== Source records ==
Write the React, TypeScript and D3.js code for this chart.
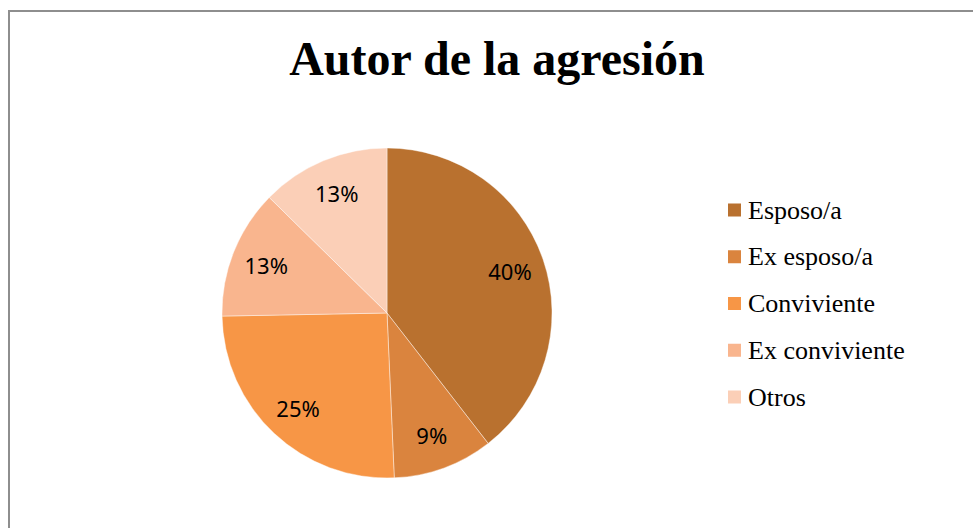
import React from 'react';
import * as d3 from 'd3';

const categories = ['Esposo/a', 'Ex esposo/a', 'Conviviente', 'Ex conviviente', 'Otros'];
// shares
const shares = [39.5, 9.8, 25.4, 12.65, 12.65];
const percentLabels = ['40%', '9%', '25%', '13%', '13%'];
const colors = ['#B9712F', '#DA843E', '#F79646', '#F9B58E', '#FBCFB7'];

const App = () => {
  const width = 973, height = 528;
  const cx = 387, cy = 313, r = 165;

  const pie = d3.pie<number>().sort(null).value(d => d);
  const arcs = pie(shares);
  const arc = d3.arc<d3.PieArcDatum<number>>().innerRadius(0).outerRadius(r);
  const labelArc = d3.arc<d3.PieArcDatum<number>>().innerRadius(130).outerRadius(130);

  const legendY = d3.scalePoint<string>().domain(categories).range([210, 397]);

  return (
    <svg width={width} height={height} style={{ position: 'absolute', left: 0, top: 0 }}>
      <rect x={9} y={11} width={1000} height={600} fill="#fff" stroke="#8E8E8E" strokeWidth={2} />
      <text x={497} y={75} textAnchor="middle" fontFamily="'Liberation Serif', 'Times New Roman', serif"
        fontWeight="bold" fontSize={48} fill="#000">Autor de la agresión</text>
      <g transform={'translate(' + cx + ',' + cy + ')'}>
        {arcs.map((a, i) => (
          <path key={i} d={arc(a) || ''} fill={colors[i]} stroke="#fff" strokeWidth={0.6} strokeOpacity={0.7} />
        ))}
        {arcs.map((a, i) => {
          const [lx, ly] = labelArc.centroid(a);
          return (
            <text key={i} x={lx} y={ly} textAnchor="middle" dominantBaseline="central"
              fontFamily="'Noto Sans', 'Open Sans', sans-serif" fontSize={22} fill="#000">{percentLabels[i]}</text>
          );
        })}
      </g>
      <g>
        {categories.map((c, i) => (
          <g key={c} transform={'translate(728,' + legendY(c) + ')'}>
            <rect x={0} y={-6.5} width={13} height={13} fill={colors[i]} />
            <text x={20} y={8.5} fontFamily="'Liberation Serif', 'Times New Roman', serif" fontSize={26} fill="#000">{c}</text>
          </g>
        ))}
      </g>
    </svg>
  );
};

export default App;
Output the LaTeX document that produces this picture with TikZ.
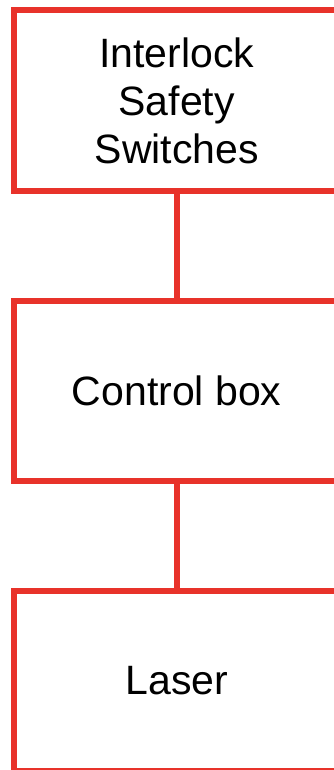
\documentclass[tikz,border=0pt]{standalone}
\usepackage{fontspec}
\setmainfont{Liberation Sans}
\definecolor{boxred}{RGB}{232,50,42}
\begin{document}
\begin{tikzpicture}[x=1pt,y=1pt,
  redbox/.style={draw=boxred, line width=6pt, rectangle, minimum width=325.4pt,
    inner sep=0pt, align=center, font=\fontsize{41}{48}\selectfont, text=black},
  link/.style={draw=boxred, line width=6pt}]
\useasboundingbox (0,0) rectangle (334,770);
\clip (0,0) rectangle (334,770);
\node[redbox, minimum height=181pt] (b1) at (176.7,669.5) {Interlock\\Safety\\Switches};
\node[redbox, minimum height=180pt] (b2) at (176.7,379) {Control box};
\node[redbox, minimum height=180pt] (b3) at (176.7,89) {Laser};
\draw[link] (b1.south) -- (b2.north);
\draw[link] (b2.south) -- (b3.north);
\end{tikzpicture}
\end{document}
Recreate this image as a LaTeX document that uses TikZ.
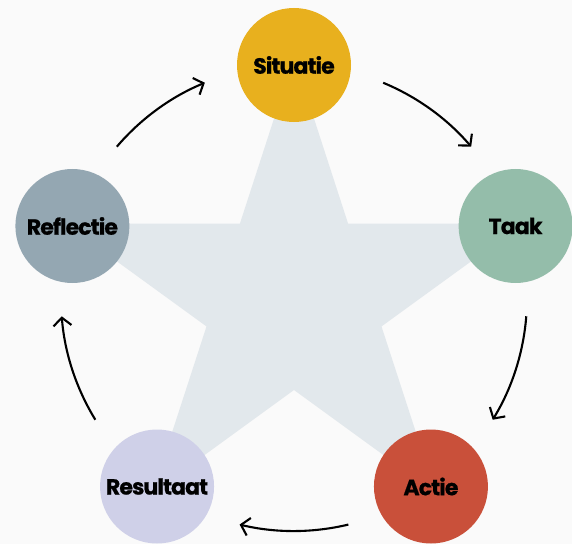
\documentclass[tikz,border=0pt]{standalone}
\usepackage{fontspec}
\setmainfont{Poppins}[BoldFont={* Bold}, BoldFeatures={FakeBold=0.8, LetterSpace=-4}]
\usetikzlibrary{arrows.meta}
\definecolor{bgc}{HTML}{FAFAFA}
\definecolor{starc}{HTML}{E2E8EC}
\definecolor{sitc}{HTML}{E8B01E}
\definecolor{taakc}{HTML}{94BDAA}
\definecolor{actc}{HTML}{C9503A}
\definecolor{resc}{HTML}{CFD0E8}
\definecolor{refc}{HTML}{94A7B2}
\tikzset{
  stepcircle/.style={circle, minimum size=114pt, inner sep=0pt, font=\bfseries\fontsize{22pt}{22pt}\selectfont, text=black},
  cyclearrow/.style={line width=2.1pt, -{Straight Barb[length=8pt,width=18pt,line width=2.1pt]}}
}
\begin{document}
\begin{tikzpicture}[x=1pt,y=1pt]
  \fill[bgc] (-294,-246) rectangle (278,298);
  \useasboundingbox (-294,-246) rectangle (278,298);
  % star
  \fill[starc] (90:241) -- (54:92) -- (18:241) -- (-18:92) -- (-54:241) -- (-90:92)
     -- (-126:241) -- (-162:92) -- (162:241) -- (126:92) -- cycle;
  % nodes
  \node[stepcircle, fill=sitc] (sit) at (90:233) {Situatie};
  \node[stepcircle, fill=taakc] (taak) at (18:233) {Taak};
  \node[stepcircle, fill=actc] (act) at (-54:233) {Actie};
  \node[stepcircle, fill=resc] (res) at (-126:233) {Resultaat};
  \node[stepcircle, fill=refc] (ref) at (162:233) {Reflectie};
  % arrows
  \coordinate (a1) at (67.5:233);
  \coordinate (a2) at (-4.5:233);
  \coordinate (a3) at (-76.5:233);
  \coordinate (a4) at (-148.5:233);
  \coordinate (a5) at (139.5:233);
  \draw[cyclearrow] (a1) arc[start angle=67.5, end angle=40.5, radius=233];
  \draw[cyclearrow] (a2) arc[start angle=-4.5, end angle=-31.5, radius=233];
  \draw[cyclearrow] (a3) arc[start angle=-76.5, end angle=-103.5, radius=233];
  \draw[cyclearrow] (a4) arc[start angle=-148.5, end angle=-175.5, radius=233];
  \draw[cyclearrow] (a5) arc[start angle=139.5, end angle=112.5, radius=233];
\end{tikzpicture}
\end{document}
===
▶ Task prompt: Each line in the records above should be reproduced exactly; images are not copied.

▶ Final answer:
Write the React, TypeScript and D3.js code for this chart.
import React from 'react';
import * as d3 from 'd3';

const categories = ['Esposo/a', 'Ex esposo/a', 'Conviviente', 'Ex conviviente', 'Otros'];
// shares
const shares = [39.5, 9.8, 25.4, 12.65, 12.65];
const percentLabels = ['40%', '9%', '25%', '13%', '13%'];
const colors = ['#B9712F', '#DA843E', '#F79646', '#F9B58E', '#FBCFB7'];

const App = () => {
  const width = 973, height = 528;
  const cx = 387, cy = 313, r = 165;

  const pie = d3.pie<number>().sort(null).value(d => d);
  const arcs = pie(shares);
  const arc = d3.arc<d3.PieArcDatum<number>>().innerRadius(0).outerRadius(r);
  const labelArc = d3.arc<d3.PieArcDatum<number>>().innerRadius(130).outerRadius(130);

  const legendY = d3.scalePoint<string>().domain(categories).range([210, 397]);

  return (
    <svg width={width} height={height} style={{ position: 'absolute', left: 0, top: 0 }}>
      <rect x={9} y={11} width={1000} height={600} fill="#fff" stroke="#8E8E8E" strokeWidth={2} />
      <text x={497} y={75} textAnchor="middle" fontFamily="'Liberation Serif', 'Times New Roman', serif"
        fontWeight="bold" fontSize={48} fill="#000">Autor de la agresión</text>
      <g transform={'translate(' + cx + ',' + cy + ')'}>
        {arcs.map((a, i) => (
          <path key={i} d={arc(a) || ''} fill={colors[i]} stroke="#fff" strokeWidth={0.6} strokeOpacity={0.7} />
        ))}
        {arcs.map((a, i) => {
          const [lx, ly] = labelArc.centroid(a);
          return (
            <text key={i} x={lx} y={ly} textAnchor="middle" dominantBaseline="central"
              fontFamily="'Noto Sans', 'Open Sans', sans-serif" fontSize={22} fill="#000">{percentLabels[i]}</text>
          );
        })}
      </g>
      <g>
        {categories.map((c, i) => (
          <g key={c} transform={'translate(728,' + legendY(c) + ')'}>
            <rect x={0} y={-6.5} width={13} height={13} fill={colors[i]} />
            <text x={20} y={8.5} fontFamily="'Liberation Serif', 'Times New Roman', serif" fontSize={26} fill="#000">{c}</text>
          </g>
        ))}
      </g>
    </svg>
  );
};

export default App;
Output the LaTeX document that produces this picture with TikZ.
\documentclass[tikz,border=0pt]{standalone}
\usepackage{fontspec}
\setmainfont{Liberation Sans}
\definecolor{boxred}{RGB}{232,50,42}
\begin{document}
\begin{tikzpicture}[x=1pt,y=1pt,
  redbox/.style={draw=boxred, line width=6pt, rectangle, minimum width=325.4pt,
    inner sep=0pt, align=center, font=\fontsize{41}{48}\selectfont, text=black},
  link/.style={draw=boxred, line width=6pt}]
\useasboundingbox (0,0) rectangle (334,770);
\clip (0,0) rectangle (334,770);
\node[redbox, minimum height=181pt] (b1) at (176.7,669.5) {Interlock\\Safety\\Switches};
\node[redbox, minimum height=180pt] (b2) at (176.7,379) {Control box};
\node[redbox, minimum height=180pt] (b3) at (176.7,89) {Laser};
\draw[link] (b1.south) -- (b2.north);
\draw[link] (b2.south) -- (b3.north);
\end{tikzpicture}
\end{document}
Recreate this image as a LaTeX document that uses TikZ.
\documentclass[tikz,border=0pt]{standalone}
\usepackage{fontspec}
\setmainfont{Poppins}[BoldFont={* Bold}, BoldFeatures={FakeBold=0.8, LetterSpace=-4}]
\usetikzlibrary{arrows.meta}
\definecolor{bgc}{HTML}{FAFAFA}
\definecolor{starc}{HTML}{E2E8EC}
\definecolor{sitc}{HTML}{E8B01E}
\definecolor{taakc}{HTML}{94BDAA}
\definecolor{actc}{HTML}{C9503A}
\definecolor{resc}{HTML}{CFD0E8}
\definecolor{refc}{HTML}{94A7B2}
\tikzset{
  stepcircle/.style={circle, minimum size=114pt, inner sep=0pt, font=\bfseries\fontsize{22pt}{22pt}\selectfont, text=black},
  cyclearrow/.style={line width=2.1pt, -{Straight Barb[length=8pt,width=18pt,line width=2.1pt]}}
}
\begin{document}
\begin{tikzpicture}[x=1pt,y=1pt]
  \fill[bgc] (-294,-246) rectangle (278,298);
  \useasboundingbox (-294,-246) rectangle (278,298);
  % star
  \fill[starc] (90:241) -- (54:92) -- (18:241) -- (-18:92) -- (-54:241) -- (-90:92)
     -- (-126:241) -- (-162:92) -- (162:241) -- (126:92) -- cycle;
  % nodes
  \node[stepcircle, fill=sitc] (sit) at (90:233) {Situatie};
  \node[stepcircle, fill=taakc] (taak) at (18:233) {Taak};
  \node[stepcircle, fill=actc] (act) at (-54:233) {Actie};
  \node[stepcircle, fill=resc] (res) at (-126:233) {Resultaat};
  \node[stepcircle, fill=refc] (ref) at (162:233) {Reflectie};
  % arrows
  \coordinate (a1) at (67.5:233);
  \coordinate (a2) at (-4.5:233);
  \coordinate (a3) at (-76.5:233);
  \coordinate (a4) at (-148.5:233);
  \coordinate (a5) at (139.5:233);
  \draw[cyclearrow] (a1) arc[start angle=67.5, end angle=40.5, radius=233];
  \draw[cyclearrow] (a2) arc[start angle=-4.5, end angle=-31.5, radius=233];
  \draw[cyclearrow] (a3) arc[start angle=-76.5, end angle=-103.5, radius=233];
  \draw[cyclearrow] (a4) arc[start angle=-148.5, end angle=-175.5, radius=233];
  \draw[cyclearrow] (a5) arc[start angle=139.5, end angle=112.5, radius=233];
\end{tikzpicture}
\end{document}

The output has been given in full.